Facts about ponds

Fact sheet: These things we know.

 Source: The Oregon Conservation Plan.

 What does a healthy pond look like?

 A healthy pool of fresh water functions as a habitat for a chain of diverse species beginning with  bacteria and that support plants, insects, fish, and wildlife.  Fresh water pools are crucial for many at-risk species. They provide crucial breeding habitat for amphibians, freshwater mussels and other invertebrates. Water quality can be measured by cool water temperatures (less than 59 degrees), and appropriate levels of dissolved oxygen (more than 8 mg/l). In a healthy pond near the Willamette River we will see many species below, some of which are listed as indicator species by the Oregon Conservation Plan:

Plants:

  1. Willows
  2. Red-osier dogwood
  3. Pond weed.
  4. Cattails
  5. Sedges, rushes
  6. Bur-reeds
  7. Wapato
  8. camas

Amphibians/reptiles

  1. Red-legged frog
  2. Pond turtle
  3. Western painted turtle
  4. Yellow –legged frog
  5. Salamanders

Birds

  1. Little willow flycatcher
  2. Streaked horned lark
  3. Yellow breasted chat
  4. Acorn woodpecker
  5. Short eared owl
  6. Grasshopper sparrow
  7. Western purple martin
  8. Western bluebird
  9. Western meadowlark

Fish

  1. Oregon chub

Mammals

  1. Bats
  2. Western Gray squirrel
  3. Beaver

 

What does an unhealthy pond/water body look like? What plants/animals live there?

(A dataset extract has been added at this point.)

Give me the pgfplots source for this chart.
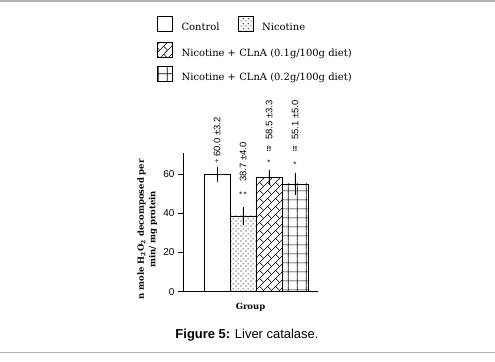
\documentclass[border=0pt]{standalone}
\usepackage{fontspec}
\usepackage{pgfplots}
\pgfplotsset{compat=1.18}
\usetikzlibrary{patterns,patterns.meta}
\setmainfont{DejaVu Serif}
\newfontfamily\sansf{Liberation Sans}
\newfontfamily\legf{DejaVu Serif}

\tikzdeclarepattern{
  name=nicdots,
  bounding box={(0bp,0bp) and (5bp,5bp)},
  tile size={(5bp,5bp)},
  code={
    \fill (1.2bp,1.2bp) circle[radius=0.65bp];
    \fill (3.7bp,3.7bp) circle[radius=0.65bp];
  }
}
\tikzdeclarepattern{
  name=diagbrick,
  bounding box={(0bp,0bp) and (8bp,8bp)},
  tile size={(8bp,8bp)},
  code={
    \draw[line width=0.6bp] (-1bp,-1bp) -- (9bp,9bp);
    \draw[line width=0.6bp] (8bp,0bp) -- (4bp,4bp);
  }
}
\tikzdeclarepattern{
  name=biggrid,
  bounding box={(0bp,0bp) and (8.6bp,8.6bp)},
  tile size={(8.6bp,8.6bp)},
  code={
    \draw[line width=0.75bp] (4.3bp,-0.5bp) -- (4.3bp,9.1bp);
    \draw[line width=0.75bp] (-0.5bp,4.3bp) -- (9.1bp,4.3bp);
  }
}

\begin{document}
\begin{tikzpicture}
\path[use as bounding box] (0,0) rectangle (495bp,362bp);
\draw[black!30, line width=1.5bp] (0,361.2bp) -- (495bp,361.2bp);
\draw[black!30, line width=1.5bp] (0,9.5bp) -- (495bp,9.5bp);

% hidden axis carrying the first legend row
\begin{axis}[
  at={(183bp,70.3bp)}, anchor=south west,
  scale only axis, width=135bp, height=138.4bp,
  xmin=0, xmax=1, ymin=0, ymax=1,
  hide axis,
  legend columns=2,
  legend image code/.code={\draw[#1] (0bp,-4bp) rectangle (15bp,11bp);},
  legend cell align=left,
  legend style={draw=none, fill=none, inner sep=0pt, outer sep=0pt,
    at={(axis description cs:-0.1926,1.992)}, anchor=north west,
    column sep=9bp, /tikz/every even column/.append style={column sep=18bp},
    font=\legf\fontsize{10}{12}\selectfont, nodes={inner sep=0pt}},
]
\addlegendimage{draw=black, line width=0.6bp, fill=white}
\addlegendentry{Control}
\addlegendimage{draw=black, line width=0.6bp, pattern=nicdots}
\addlegendentry{Nicotine}
\end{axis}

\begin{axis}[
  at={(183bp,70.3bp)}, anchor=south west,
  scale only axis, width=135bp, height=138.4bp,
  xmin=-0.3077, xmax=4.885, ymin=0, ymax=70.7,
  axis x line*=bottom, axis y line*=left,
  xtick=\empty, ytick={0,20,40,60},
  tick align=outside, major tick length=5bp,
  tick style={black, line width=0.6bp},
  axis line style={black, line width=0.6bp},
  yticklabel style={font=\sansf\fontsize{10}{12}\selectfont},
  /pgf/number format/assume math mode=true,
  ybar, bar width=1,
  clip=false,
  ylabel={n mole H\textsubscript{2}O\textsubscript{2} decomposed per\\min/ mg protein},
  ylabel style={font=\bfseries\fontsize{8.5}{11.5}\selectfont, align=center,
    at={(axis description cs:-0.19,0.45)}, anchor=south, inner sep=0pt},
  xlabel={Group},
  xlabel style={font=\bfseries\fontsize{8.5}{10}\selectfont,
    at={(axis description cs:0.5,-0.11)}, anchor=center},
  legend image code/.code={\draw[#1] (0bp,-4bp) rectangle (15bp,11bp);},
  legend cell align=left,
  legend style={draw=none, fill=none, inner sep=0pt, outer sep=0pt,
    at={(axis description cs:-0.1926,1.804)}, anchor=north west,
    row sep=8bp, column sep=9bp,
    font=\legf\fontsize{10}{12}\selectfont, nodes={inner sep=0pt}},
  error bars/y dir=both, error bars/y explicit,
  error bars/error bar style={black, line width=0.6bp},
  error bars/error mark options={black, line width=0.6bp, mark size=1.2bp},
]
\addplot[forget plot, bar shift=0pt, draw=black, line width=0.6bp, fill=white]
  coordinates {(1,60.0) +- (0,3.2)};
\addplot[forget plot, bar shift=0pt, draw=black, line width=0.6bp, pattern=nicdots]
  coordinates {(2,38.7) +- (0,4.0)};
\addplot[bar shift=0pt, draw=black, line width=0.6bp, pattern=diagbrick]
  coordinates {(3,58.5) +- (0,3.3)};
\addlegendentry{Nicotine + CLnA (0.1g/100g diet)}
\addplot[bar shift=0pt, draw=black, line width=0.6bp, pattern=biggrid]
  coordinates {(4,55.1) +- (0,5.0)};
\addlegendentry{Nicotine + CLnA (0.2g/100g diet)}

\begin{scope}[every node/.style={font=\sansf\fontsize{9.5}{11}\selectfont, inner sep=0pt}]
\node[rotate=90, anchor=west] at (axis cs:1,68.8) {60.0 ±3.2};
\node[rotate=90, anchor=west] at (axis cs:2,56.1) {38.7 ±4.0};
\node[rotate=90, anchor=west] at (axis cs:3,77.5) {58.5 ±3.3};
\node[rotate=90, anchor=west] at (axis cs:4,77.5) {55.1 ±5.0};
\end{scope}
\begin{scope}[every node/.style={inner sep=0pt}]
\node[font=\sansf\fontsize{7}{8}\selectfont] at (axis cs:1,66.3) {+};
\node[font=\sansf\fontsize{8}{9}\selectfont] at (axis cs:2,49.5) {*\,*};
\node[font=\sansf\bfseries\fontsize{7.5}{8}\selectfont] at (axis cs:3,72.7) {!!};
\node[font=\sansf\fontsize{8}{9}\selectfont] at (axis cs:3,66.0) {*};
\node[font=\sansf\bfseries\fontsize{7.5}{8}\selectfont] at (axis cs:4,72.7) {!!};
\node[font=\sansf\fontsize{8}{9}\selectfont] at (axis cs:4,65.0) {*};
\end{scope}
\node[font=\sansf\fontsize{13}{15}\selectfont, anchor=center] at (axis description cs:0.474,-0.313) {\textbf{Figure 5:} Liver catalase.};
\end{axis}
\end{tikzpicture}
\end{document}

In many locations stream flow and natural ponds have been altered by barriers (roads, dams, culverts) that can interfere with fish and wildlife migration. Channelization can restrict the natural ability of streams to meander and pool. Large, cool freshwater pools are in decline. A man made dam is particularly troublesome because it slows the natural movement of water, concentrates toxic materials, and exposes the pooled water to solar heating. These factors inhibit native plants and encourage invasive species. An invasive species does not simply coexist with native species, it dominates and eliminates native species creating a single species desert.

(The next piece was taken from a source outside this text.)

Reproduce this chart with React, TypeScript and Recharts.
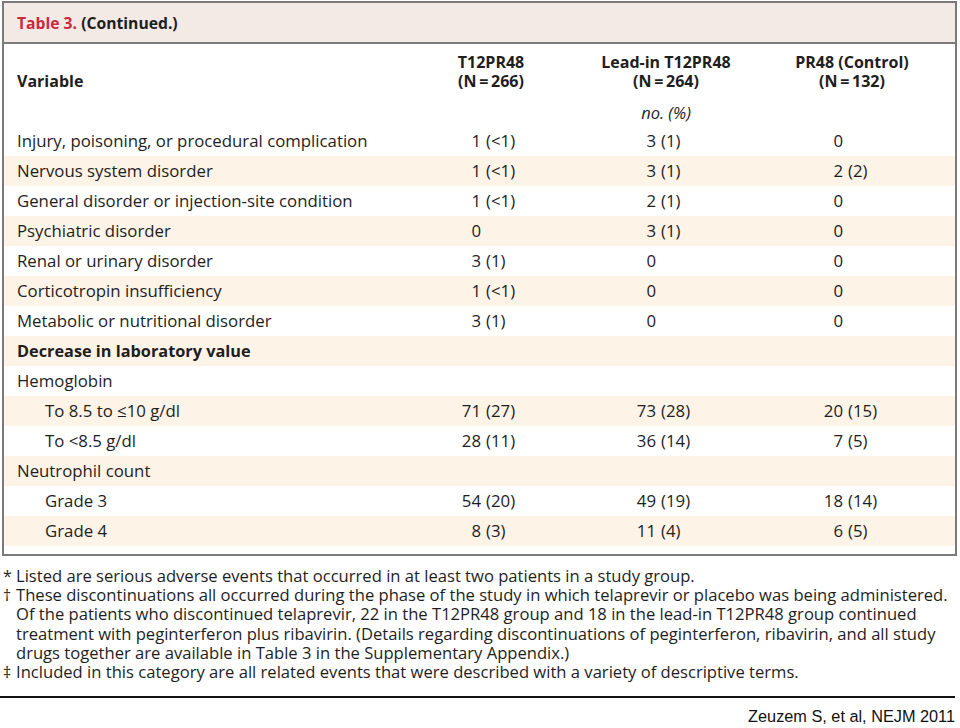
import React from 'react'
import { BarChart, Bar, XAxis, YAxis } from 'recharts'

// rows of the table, top to bottom
const variables = [
  'Injury, poisoning, or procedural complication',
  'Nervous system disorder',
  'General disorder or injection-site condition',
  'Psychiatric disorder',
  'Renal or urinary disorder',
  'Corticotropin insufficiency',
  'Metabolic or nutritional disorder',
  'Decrease in laboratory value',
  'Hemoglobin',
  'To 8.5 to \u226410 g/dl',
  'To <8.5 g/dl',
  'Neutrophil count',
  'Grade 3',
  'Grade 4',
]
const rowKinds = [
  'item', 'item', 'item', 'item', 'item', 'item', 'item',
  'section', 'group', 'sub', 'sub', 'group', 'sub', 'sub',
]

// no. (%) per study group
const t12Counts = [1, 1, 1, 0, 3, 1, 3, null, null, 71, 28, null, 54, 8]
const t12Pcts = ['<1', '<1', '<1', null, '1', '<1', '1', null, null, '27', '11', null, '20', '3']
const leadInCounts = [3, 3, 2, 3, 0, 0, 0, null, null, 73, 36, null, 49, 11]
const leadInPcts = ['1', '1', '1', '1', null, null, null, null, null, '28', '14', null, '19', '4']
const pr48Counts = [0, 2, 0, 0, 0, 0, 0, null, null, 20, 7, null, 18, 6]
const pr48Pcts = [null, '2', null, null, null, null, null, null, null, '15', '5', null, '14', '5']

const groupNames = ['T12PR48', 'Lead-in T12PR48', 'PR48 (Control)']
const groupSizes = [266, 264, 132]

const footnotes = [
  ['*', 'Listed are serious adverse events that occurred in at least two patients in a study group.'],
  ['\u2020', 'These discontinuations all occurred during the phase of the study in which telaprevir or placebo was being administered.'],
  ['', 'Of the patients who discontinued telaprevir, 22 in the T12PR48 group and 18 in the lead-in T12PR48 group continued'],
  ['', 'treatment with peginterferon plus ribavirin. (Details regarding discontinuations of peginterferon, ribavirin, and all study'],
  ['', 'drugs together are available in Table 3 in the Supplementary Appendix.)'],
  ['\u2021', 'Included in this category are all related events that were described with a variety of descriptive terms.'],
]

const rows = variables.map((variable, i) => ({
  variable,
  kind: rowKinds[i],
  t12: t12Counts[i],
  t12Pct: t12Pcts[i],
  leadIn: leadInCounts[i],
  leadInPct: leadInPcts[i],
  pr48: pr48Counts[i],
  pr48Pct: pr48Pcts[i],
}))

const FONT = '"Open Sans", "DejaVu Sans", sans-serif'
const TEXT = '#1e1e1e'
const SHADE = '#fdf3e6'
const BORDER = '#7a7a7a'

// right edge of the count in each group column
const countEnds = [481, 656, 843]
const headerCenters = [491, 666, 852]

// each table row is one full-width bar on the category band scale
function TableRow(props: any) {
  const { x, y, width, height, index, payload } = props
  const row = payload
  const cy = y + height / 2
  const cells = [
    [row.t12, row.t12Pct],
    [row.leadIn, row.leadInPct],
    [row.pr48, row.pr48Pct],
  ]
  return (
    <g fontFamily={FONT} fontSize={16.8} fill={TEXT}>
      <rect
        x={x}
        y={y}
        width={width}
        height={height}
        fill={index % 2 === 1 ? SHADE : '#fff'}
      />
      <text
        x={row.kind === 'sub' ? 45 : 17}
        y={cy}
        dy="0.36em"
        fill={TEXT}
        fontWeight={row.kind === 'section' ? 700 : 400}
        fontSize={row.kind === 'section' ? 16.3 : 16.8}
      >
        {row.variable}
      </text>
      {cells.map(([count, pct], j) =>
        count === null ? null : (
          <g key={j}>
            <text x={countEnds[j]} y={cy} dy="0.36em" textAnchor="end" fill={TEXT}>
              {count}
            </text>
            {pct !== null && (
              <text x={countEnds[j] + 5} y={cy} dy="0.36em" fill={TEXT}>
                ({pct})
              </text>
            )}
          </g>
        )
      )}
    </g>
  )
}

function Label({ x, y, children, center, style, h = 20 }: any) {
  return (
    <div
      style={{
        position: 'absolute',
        left: x,
        top: y - h / 2,
        height: h,
        lineHeight: `${h}px`,
        whiteSpace: 'nowrap',
        transform: center ? 'translateX(-50%)' : undefined,
        ...style,
      }}
    >
      {children}
    </div>
  )
}

export default function App() {
  return (
    <div
      style={{
        position: 'absolute',
        left: 0,
        top: 0,
        width: 960,
        height: 728,
        background: '#fff',
        fontFamily: FONT,
        color: TEXT,
        overflow: 'hidden',
      }}
    >
      <div style={{ position: 'absolute', left: 0, top: 0 }}>
        <BarChart
          width={960}
          height={728}
          data={rows}
          layout="vertical"
          barCategoryGap={0}
          margin={{ top: 126, right: 5, bottom: 182, left: 4 }}
        >
          <XAxis type="number" hide domain={[0, 1]} />
          <YAxis type="category" dataKey="variable" hide />
          <Bar
            dataKey={() => 1}
            isAnimationActive={false}
            shape={(p: any) => <TableRow key={`row-${p.index}`} {...p} />}
          />
        </BarChart>
      </div>

      {/* title bar */}
      <div
        style={{
          position: 'absolute',
          left: 2,
          top: 1,
          width: 951,
          height: 39,
          background: '#f3e9e5',
          border: `2px solid ${BORDER}`,
        }}
      />
      <Label x={17} y={23} style={{ fontSize: 15.7, fontWeight: 700 }}>
        <span style={{ color: '#cc2a3d' }}>Table 3.</span> (Continued.)
      </Label>

      {/* table frame */}
      <div
        style={{
          position: 'absolute',
          left: 2,
          top: 42,
          width: 951,
          height: 512,
          borderLeft: `2px solid ${BORDER}`,
          borderRight: `2px solid ${BORDER}`,
          borderBottom: `2px solid ${BORDER}`,
        }}
      />

      <Label x={17} y={81} style={{ fontSize: 16, fontWeight: 700 }}>
        Variable
      </Label>
      {groupNames.map((name, i) => (
        <React.Fragment key={name}>
          <Label x={headerCenters[i]} y={62} h={18} center style={{ fontSize: 16, fontWeight: 700 }}>
            {name}
          </Label>
          <Label x={headerCenters[i]} y={81} h={18} center style={{ fontSize: 16, fontWeight: 700 }}>
            (N{'\u2009=\u2009'}{groupSizes[i]})
          </Label>
        </React.Fragment>
      ))}
      <Label x={666} y={113} center style={{ fontSize: 16.5, fontStyle: 'italic' }}>
        no. (%)
      </Label>

      {/* footnotes */}
      {footnotes.map(([mark, line], i) => (
        <React.Fragment key={i}>
          {mark && (
            <Label x={3} y={576 + i * 19.2} h={18} style={{ fontSize: 16 }}>
              {mark}
            </Label>
          )}
          <Label x={16} y={576 + i * 19.2} h={18} style={{ fontSize: 16.6 }}>
            {line}
          </Label>
        </React.Fragment>
      ))}

      <div
        style={{
          position: 'absolute',
          left: 0,
          top: 696,
          width: 955,
          height: 2,
          background: '#111',
        }}
      />
      <div
        style={{
          position: 'absolute',
          right: 5,
          top: 706,
          lineHeight: '20px',
          fontFamily: '"Liberation Sans", Arial, sans-serif',
          fontSize: 16.3,
          color: '#111',
          whiteSpace: 'nowrap',
        }}
      >
        Zeuzem S, et al, NEJM 2011
      </div>
    </div>
  )
}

 Often in warm pooled water algae blooms in abundance, dies, sinks under the water and is decomposed by bacteria. The bacteria use oxygen during the decomposition and the warm water becomes oxygen deficient for other aquatic life. We often see the following invasive species around unhealthy ponds:

Plants

  1. Blackberries
  2. English Ivy
  3. Yellow flag iris
  4. Reed canary grass
  5. Japanese Knotweed
  6. Herb Robert
  7. Hawkweed
  8. Abundant algae

Amphibians/reptiles

  1. Bullfrogs
  2. Red eared slider turtles
  3. Snapping Turtles

Birds

  1. Starlings
  2. House sparrows

Fish

  1. Carp
  2. Goldfish
  3. Catfish

Mammals

  1. Nutria
  2. Oppossom
  3. Eastern Gray Squirrel

Facts about Artificial ponds

  1. Dams are barriers to aquatic wildlife.
  2. Dammed ponds heat water and reduce water quality in rivers and streams.
  3. Dams have a life span because of siltation.
  4. Siltation concentrates toxic chemicals and heat.
  5. Dammed ponds need to be managed to control water movement and remove invasive plants and wildlife.
  6. An artificial pond is not a wetland.

Natural wetlands

  1. Native wetland plants remove toxic chemicals and heat from the water.
  2. Wetlands store water in the soil for release during the dry season.
  3. The soil absorption of water reduces flooding in the wet season.
  4. Wetlands are inundated seasonally, but dry out in other seasons.
  5. Wetlands are often connected to rivers as riparian areas or floodplains.
  6. Beavers often ‘manage’ wetlands. Their dams moderate water flows and increase area for riparian plants.
  7. Wetlands provide habitat for bitterns, shore birds, rails and flycatchers.